The study brings fresh insight to the capacity of countries to respond to change, caused by shocks such as natural disasters or longer-term trends like technology, demographics, global competition, and investment.
Top 20 CRI Rankings
- New Zealand
- Saudi Arabia
- United Kingdrom
- United States
- South Korea
The countries ranked highest in the CRI reflect a diversity of locations and size, while sharing many of the same qualities essential to change readiness: dynamic business environment, stable and effective governments, skilled populations, and strong civil societies.
“A nation’s ability to respond to change is increasingly important to its success in building a sustainable economy and equitable society,” said Timothy A.A. Stiles, KPMG’s Global Chair of International Development Assistance Services and a partner with KPMG in the U.S. “The CRI can be a vital tool for governments, the development community, and business to make more informed decisions, whether on potential reforms or policy changes, managing risks, or making investments.”
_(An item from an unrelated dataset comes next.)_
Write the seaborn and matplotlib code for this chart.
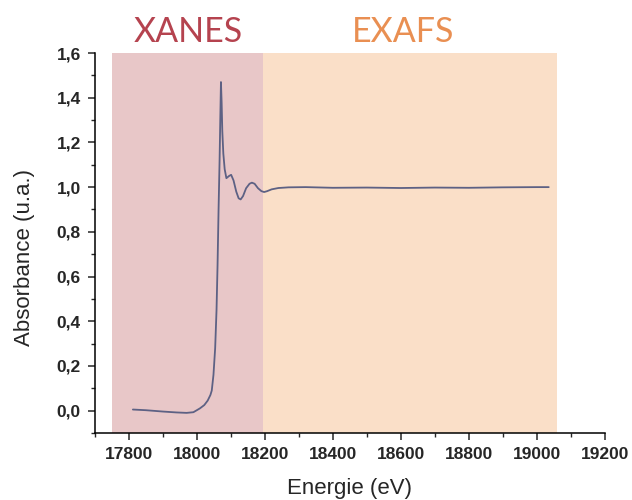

2013 Rankings Reveal Disparities
Among the key findings, the CRI revealed that a country’s wealth is not always a determining indicator of its ability to respond to and manage change, with a number of lower income countries ranked as having greater change readiness capability than some more “developed” countries. For example, Chile, categorized as an upper-middle income country, ranked as high or higher in the index than many high income countries, including the United States and France.
Several lower-middle income countries, including Panama and the Philippines, outperformed some higher-income countries in the rankings, placing above Italy, Poland, Brazil and China.
“Wealth and high per capita income are closely correlated with change readiness, but income is not an insurmountable barrier to enhanced economic and social resilience,” said KPMG’s Stiles. “This is an encouraging message for lower income countries, where strong institutions and governance can provide stability in time of stress and potentially open the door to new opportunity.”
The Index also supports a finding that change readiness can be maintained, and perhaps even strengthened in the face of short-term shocks, such as natural disaster. Japan notably ranked seventh in the CRI, showing particular strength in its enterprise capability.
Scope of the 2013 Change Readiness Index
The 2013 Change Readiness Index expands the scope of KPMG’s 2012 Index to include developed countries, includes input from more than 500 interviews with experts worldwide from a range of backgrounds and more than 70 secondary data variables, including from sources like the World Economic Forum, World Bank, Economist Intelligence Unit, World Health Organization, and UNESCO.
“The range of content, volume of personal interviews, and depth and breadth of data sourced for this survey has been endorsed by an expert panel and has greatly enhanced the value of the CRI,” said Adrian Cooper, CEO of Oxford Economics. “The CRI provides an excellent foundation for continuing analysis and greater dialogue around the topic of change readiness.”